*Exercise goal*: Below are entries; tally how many lines hold the string "this" and answer with only that figure.

* Begin Record list *

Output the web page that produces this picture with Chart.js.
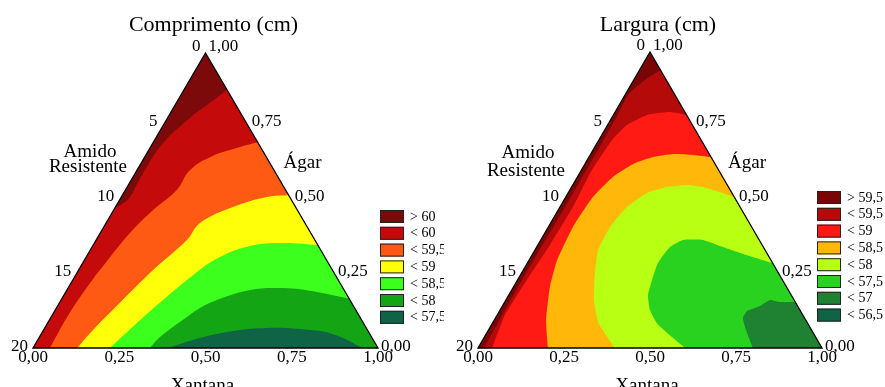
<!DOCTYPE html>
<html>
<head>
<meta charset="utf-8">
<script src="https://cdn.jsdelivr.net/npm/chart.js@4.4.1/dist/chart.umd.min.js"></script>
<style>
    html, body { margin: 0; padding: 0; background: #fff; width: 885px; height: 387px; overflow: hidden; }
    canvas { position: absolute; top: 0; }
    #comprimento { left: 0; }
    #largura { left: 444px; }
</style>
</head>
<body>
<canvas id="comprimento" width="444" height="400"></canvas>
<canvas id="largura" width="441" height="400"></canvas>
<script>
// eixos do triângulo
const amidoTicks = [0, 5, 10, 15, 20];
const agarTicks = [1, 0.75, 0.5, 0.25, 0];
const xantanaTicks = [0, 0.25, 0.5, 0.75, 1];

// Comprimento (cm) -- fronteiras entre faixas (x = base/Xantana, y = altura/Ágar)
const compNiveis = ['> 60', '< 60', '< 59,5', '< 59', '< 58,5', '< 58', '< 57,5'];
const compCores = ['#7d0a0a', '#c40a0a', '#ff5a14', '#ffff0a', '#3cff1e', '#14a514', '#0f6446'];
const comp60X = [0.562, 0.513, 0.455, 0.377, 0.319, 0.281, 0.258, 0.2375];
const comp60Y = [0.875, 0.831, 0.780, 0.695, 0.593, 0.512, 0.488, 0.475];
const comp595X = [0.652, 0.600, 0.513, 0.455, 0.417, 0.348, 0.281, 0.223, 0.157, 0.099, 0.049];
const comp595Y = [0.698, 0.681, 0.647, 0.603, 0.536, 0.468, 0.390, 0.308, 0.207, 0.105, 0];
const comp59X = [0.745, 0.678, 0.580, 0.484, 0.446, 0.348, 0.252, 0.174, 0.128];
const comp59Y = [0.519, 0.512, 0.478, 0.424, 0.366, 0.264, 0.153, 0.061, 0];
const comp585X = [0.826, 0.725, 0.629, 0.536, 0.464, 0.377, 0.301, 0.223];
const comp585Y = [0.349, 0.356, 0.346, 0.305, 0.247, 0.163, 0.085, 0];
const comp58X = [0.910, 0.823, 0.725, 0.629, 0.533, 0.484, 0.446, 0.368, 0.339];
const comp58Y = [0.169, 0.190, 0.203, 0.197, 0.163, 0.136, 0.105, 0.037, 0];
const comp575X = [0.391, 0.484, 0.580, 0.678, 0.774, 0.870, 0.957];
const comp575Y = [0, 0.034, 0.058, 0.068, 0.064, 0.047, 0];

// Largura (cm)
const largNiveis = ['> 59,5', '< 59,5', '< 59', '< 58,5', '< 58', '< 57,5', '< 57', '< 56,5'];
const largCores = ['#7a0505', '#b50a0a', '#ff1a14', '#ffb80a', '#b8ff14', '#28d21e', '#1e8232', '#0f6446'];
const larg595X = [0.530, 0.485, 0.436, 0.398, 0.265, 0.128, 0.017];
const larg595Y = [0.939, 0.905, 0.855, 0.770, 0.500, 0.230, 0];
const larg59X = [0.606, 0.558, 0.491, 0.433, 0.390, 0.331, 0.276, 0.209, 0.142, 0.078, 0.041];
const larg59Y = [0.787, 0.797, 0.787, 0.753, 0.703, 0.601, 0.476, 0.348, 0.230, 0.111, 0];
const larg585X = [0.677, 0.625, 0.567, 0.509, 0.451, 0.392, 0.334, 0.276, 0.230, 0.209, 0.198, 0.203];
const larg585Y = [0.645, 0.652, 0.655, 0.645, 0.622, 0.578, 0.510, 0.409, 0.297, 0.206, 0.095, 0];
const larg58X = [0.744, 0.703, 0.654, 0.608, 0.549, 0.491, 0.433, 0.384, 0.349, 0.340, 0.337, 0.349, 0.372, 0.398];
const larg58Y = [0.510, 0.527, 0.544, 0.551, 0.544, 0.524, 0.476, 0.409, 0.331, 0.253, 0.162, 0.088, 0.044, 0];
const larg575X = [0.855, 0.762, 0.712, 0.654, 0.596, 0.558, 0.523, 0.506, 0.494, 0.500, 0.520, 0.564, 0.602];
const larg575Y = [0.287, 0.321, 0.341, 0.365, 0.365, 0.341, 0.287, 0.230, 0.179, 0.128, 0.084, 0.037, 0];
const larg57X = [0.922, 0.878, 0.849, 0.820, 0.782, 0.770, 0.779, 0.799];
const larg57Y = [0.155, 0.155, 0.162, 0.142, 0.125, 0.101, 0.061, 0];

const fonte = '"Liberation Serif", "Times New Roman", serif';

function virgula(n) {
    return n.toFixed(2).replace('.', ',');
}

// fecha a fronteira por fora do triângulo, para preencher tudo o que fica abaixo dela
function fechar(xs, ys) {
    const pts = xs.map((x, i) => ({x: x, y: ys[i]}));
    const n = pts.length;
    const ext = (a, b) => {
        const dx = a.x - b.x, dy = a.y - b.y, d = Math.hypot(dx, dy);
        return {x: a.x + 0.15 * dx / d, y: a.y + 0.15 * dy / d};
    };
    const volta = [ext(pts[n - 1], pts[n - 2])];
    if (pts[n - 1].y > 0) volta.push({x: -0.6, y: -0.5});
    if (pts[0].y > 0) volta.push({x: 1.6, y: -0.5});
    return [ext(pts[0], pts[1])].concat(pts, volta);
}

function criarGrafico(id, cfg) {
    const n = cfg.fronteiras.length;
    const datasets = cfg.fronteiras.map((f, i) => ({
        data: fechar(f[0], f[1]),
        showLine: true,
        fill: 'shape',
        backgroundColor: cfg.cores[i + 1],
        borderWidth: 0,
        pointRadius: 0,
        tension: cfg.tensao,
        capBezierPoints: false,
        order: n - i
    }));

    const moldura = {
        id: 'moldura',
        beforeDatasetsDraw(chart) {
            const {ctx, scales: {x, y}} = chart;
            ctx.save();
            ctx.beginPath();
            ctx.moveTo(x.getPixelForValue(0), y.getPixelForValue(0));
            ctx.lineTo(x.getPixelForValue(1), y.getPixelForValue(0));
            ctx.lineTo(x.getPixelForValue(0.5), y.getPixelForValue(1));
            ctx.closePath();
            ctx.clip();
            ctx.fillStyle = cfg.cores[0];
            ctx.fill();
        },
        afterDatasetsDraw(chart) {
            chart.ctx.restore();
        },
        afterDraw(chart) {
            const {ctx, scales: {x, y}} = chart;
            const px = u => x.getPixelForValue(u);
            const py = v => y.getPixelForValue(v);
            ctx.save();

            ctx.beginPath();
            ctx.moveTo(px(0), py(0));
            ctx.lineTo(px(1), py(0));
            ctx.lineTo(px(0.5), py(1));
            ctx.closePath();
            ctx.strokeStyle = '#000';
            ctx.lineWidth = 1.3;
            ctx.stroke();

            ctx.fillStyle = '#000';
            ctx.textBaseline = 'middle';
            ctx.font = '17px ' + fonte;
            ctx.textAlign = 'right';
            amidoTicks.forEach(a => {
                const v = 1 - a / 20;
                ctx.fillText(String(a), px(v / 2) - 5, py(v) - 1 - 5 * v);
            });
            ctx.textAlign = 'left';
            agarTicks.forEach(g => {
                ctx.fillText(virgula(g), px(1 - g / 2) + 3, py(g) - 1 - 5 * g);
            });
            ctx.textAlign = 'center';
            xantanaTicks.forEach(t => ctx.fillText(virgula(t), px(t), py(0) + 10));

            ctx.font = '22px ' + fonte;
            ctx.fillText(cfg.titulo, px(0.5) + 8, 25);

            ctx.font = '19px ' + fonte;
            ctx.fillText('Amido', cfg.amido[0], cfg.amido[1]);
            ctx.fillText('Resistente', cfg.amido[0] - 2, cfg.amido[2]);
            ctx.fillText('Ágar', px(0.5) + 97, 163);
            ctx.fillText('Xantana', px(0.5) - 3, 386);

            // legenda das faixas
            ctx.font = '14px ' + fonte;
            ctx.textAlign = 'left';
            cfg.niveis.forEach((txt, i) => {
                const topo = cfg.legenda[1] + i * 16.8;
                ctx.fillStyle = cfg.cores[i];
                ctx.fillRect(cfg.legenda[0], topo, 24, 13);
                ctx.strokeStyle = '#222';
                ctx.lineWidth = 1;
                ctx.strokeRect(cfg.legenda[0] + 0.5, topo + 0.5, 23, 12);
                ctx.fillStyle = '#000';
                ctx.fillText(txt, cfg.legenda[0] + 30, topo + 7);
            });
            ctx.restore();
        }
    };

    const grade = {color: 'rgba(255,255,255,0.4)', drawTicks: false};
    return new Chart(document.getElementById(id), {
        type: 'scatter',
        data: {datasets: datasets},
        options: {
            responsive: false,
            animation: false,
            events: [],
            layout: {padding: cfg.margens},
            plugins: {legend: {display: false}, tooltip: {enabled: false}},
            scales: {
                x: {type: 'linear', min: 0, max: 1, z: 1, grid: grade, border: {display: false},
                    ticks: {display: false, stepSize: 1 / 16}},
                y: {type: 'linear', min: 0, max: 1, z: 1, grid: grade, border: {display: false},
                    ticks: {display: false, stepSize: 0.2}}
            }
        },
        plugins: [moldura]
    });
}

criarGrafico('comprimento', {
    titulo: 'Comprimento (cm)',
    niveis: compNiveis,
    cores: compCores,
    fronteiras: [[comp60X, comp60Y], [comp595X, comp595Y], [comp59X, comp59Y],
                 [comp585X, comp585Y], [comp58X, comp58Y], [comp575X, comp575Y]],
    tensao: 0.4,
    margens: {left: 33, right: 66, top: 53, bottom: 52},
    amido: [90, 152, 167],
    legenda: [380, 210]
});

criarGrafico('largura', {
    titulo: 'Largura (cm)',
    niveis: largNiveis,
    cores: largCores,
    fronteiras: [[larg595X, larg595Y], [larg59X, larg59Y], [larg585X, larg585Y],
                 [larg58X, larg58Y], [larg575X, larg575Y], [larg57X, larg57Y]],
    tensao: 0.15,
    margens: {left: 34, right: 63, top: 52, bottom: 52},
    amido: [84, 153, 171],
    legenda: [373, 191]
});
</script>
</body>
</html>
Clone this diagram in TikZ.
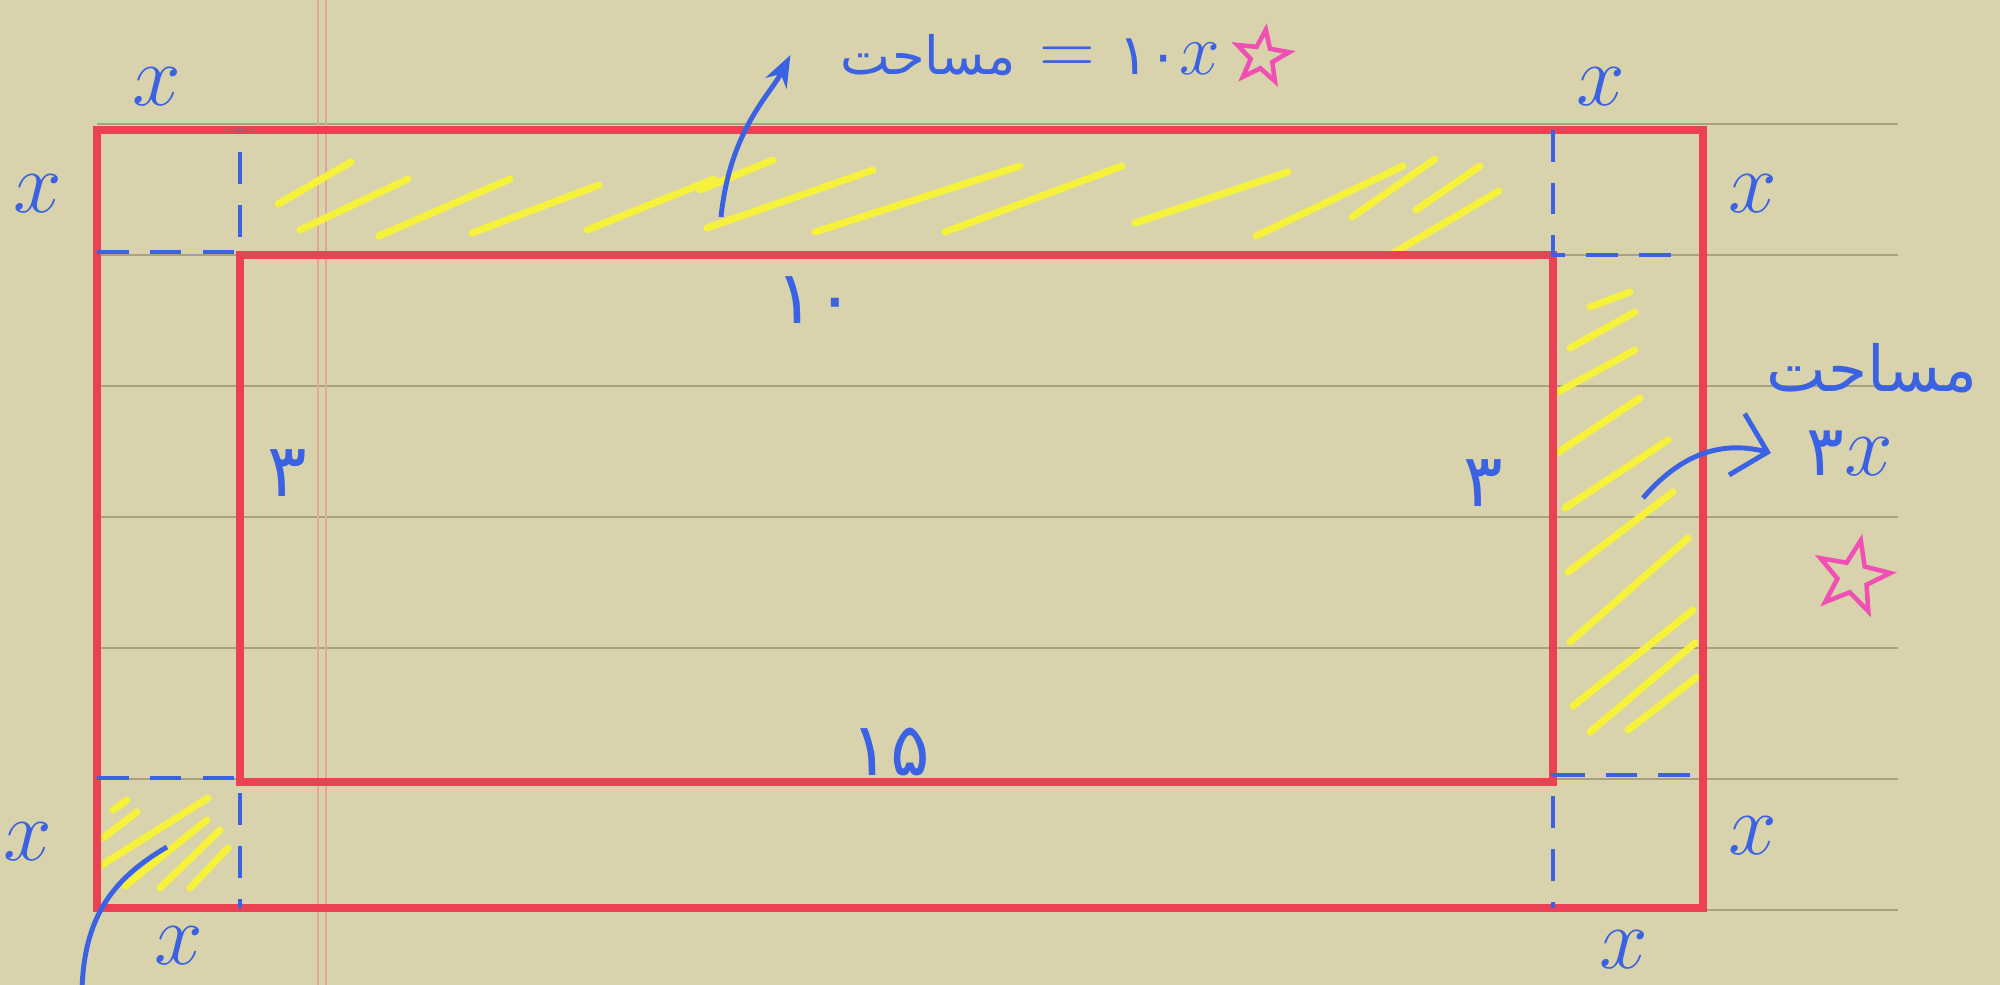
\documentclass[tikz,border=0pt]{standalone}
\usepackage{fontspec}
\usepackage{amsmath}
\usetikzlibrary{arrows.meta,shapes.geometric}
\TeXXeTstate=1
\newfontfamily\arabicfont[Script=Arabic]{DejaVu Sans}
\definecolor{paper}{RGB}{216,211,172}
\definecolor{ruleline}{RGB}{168,160,128}
\definecolor{marginline}{RGB}{222,172,150}
\definecolor{redpen}{RGB}{236,64,84}
\definecolor{bluepen}{RGB}{58,98,226}
\definecolor{yellowpen}{RGB}{246,242,60}
\definecolor{pinkpen}{RGB}{240,80,180}

\begin{document}
\begin{tikzpicture}[x=0.01cm, y=-0.01cm,
    redline/.style={draw=redpen, line width=2.3pt},
    cut/.style={draw=bluepen, line width=1.4pt, dash pattern=on 9pt off 6pt},
    hatch/.style={draw=yellowpen, line width=2pt, line cap=round},
    var/.style={text=bluepen, font=\fontsize{30}{34}\selectfont},
    num/.style={text=bluepen, font=\arabicfont\fontsize{21}{25}\selectfont},
    pointer/.style={draw=bluepen, line width=1.4pt},
    pinkstar/.style={star, star points=5, star point ratio=2.4, draw=pinkpen, line width=1.3pt, inner sep=0pt}]

    % Paper
    \fill[paper] (0,0) rectangle (2000,985);
    \useasboundingbox (0,0) rectangle (2000,985);
    \foreach \y in {124,255,386,517,648,779,910}
        \draw[ruleline, line width=0.8pt] (97,\y) -- (1898,\y);
    \draw[marginline, line width=0.8pt] (318,0) -- (318,985);
    \draw[marginline, line width=0.8pt] (326,0) -- (326,985);

    % Hatched parts
    \foreach \a/\b/\c/\d in {278/204/351/162, 300/230/408/179, 379/236/510/179,
            472/233/599/185, 587/230/714/179, 700/190/773/160, 707/228/873/170,
            815/232/1020/166, 945/232/1122/166, 1135/223/1288/172, 1256/236/1403/166,
            1352/217/1435/159, 1390/255/1499/191, 1416/210/1480/166}
        \draw[hatch] (\a,\b) -- (\c,\d);
    \foreach \a/\b/\c/\d in {1590/307/1630/292, 1570/348/1635/312, 1558/392/1635/350,
            1557/453/1640/398, 1565/508/1668/440, 1568/572/1673/492, 1570/642/1688/538,
            1573/706/1693/610, 1590/732/1695/643, 1628/730/1697/677}
        \draw[hatch] (\a,\b) -- (\c,\d);
    \foreach \a/\b/\c/\d in {113/810/127/800, 103/838/137/812, 97/868/208/798,
            125/886/207/820, 160/888/220/830, 190/888/228/848}
        \draw[hatch] (\a,\b) -- (\c,\d);

    % Rectangles
    \draw[redline] (97,130) rectangle (1703,908);
    \draw[redline] (240,255) rectangle (1553,782);

    % Corner cuts
    \draw[cut] (97,252) -- (240,252) -- (240,130);
    \draw[cut] (1553,130) -- (1553,255) -- (1690,255);
    \draw[cut] (97,778) -- (240,778) -- (240,908);
    \draw[cut] (1690,775) -- (1553,775) -- (1553,908);

    % Side lengths
    \node[var] (xtopleft) at (157,87) {$x$};
    \node[var] (xleftup) at (38,194) {$x$};
    \node[var] (xtopright) at (1601,87) {$x$};
    \node[var] (xrightup) at (1753,194) {$x$};
    \node[var] (xleftdown) at (28,842) {$x$};
    \node[var] (xbottomleft) at (179,946) {$x$};
    \node[var] (xrightdown) at (1753,836) {$x$};
    \node[var] (xbottomright) at (1624,950) {$x$};
    \node[num] (tenlbl) at (815,300) {۱۰};
    \node[num] (fifteenlbl) at (890,752) {۱۵};
    \node[num] (leftthree) at (287,473) {۳};
    \node[num] (rightthree) at (1483,483) {۳};

    % Area notes
    \node[text=bluepen, font=\fontsize{22}{26}\selectfont, inner sep=14pt] (toparea) at (1030,55)
        {{\arabicfont\fontsize{15}{18}\selectfont\beginR مساحت\endR}\ =\ {\arabicfont\fontsize{16}{19}\selectfont ۱۰}$x$};
    \node[pinkstar, minimum size=0.55cm, rotate=-8] (topstar) at (1262,57) {};
    \node[text=bluepen, font=\arabicfont\fontsize{18}{22}\selectfont] (rightarea) at (1872,368)
        {\beginR مساحت\endR};
    \node[text=bluepen, font=\fontsize{28}{32}\selectfont, inner sep=10pt] (rightval) at (1850,453)
        {{\arabicfont\fontsize{20}{24}\selectfont ۳}$x$};
    \node[pinkstar, minimum size=0.75cm, rotate=-12] (rightstar) at (1853,577) {};

    % Pointers
    \coordinate (topspot) at (721,217);
    \coordinate (rightspot) at (1643,498);
    \coordinate (cornerspot) at (167,847);
    \coordinate (cornerend) at (82,990);
    \draw[pointer, -{Stealth[length=9pt]}] (topspot) .. controls (730,130) and (770,95) .. (toparea.west);
    \draw[pointer, -{Straight Barb[length=9pt]}] (rightspot) .. controls (1680,455) and (1720,440) .. (rightval.west);
    \draw[pointer] (cornerspot) .. controls (110,880) and (84,920) .. (cornerend);
\end{tikzpicture}
\end{document}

* End Record list *

*Result below*: 2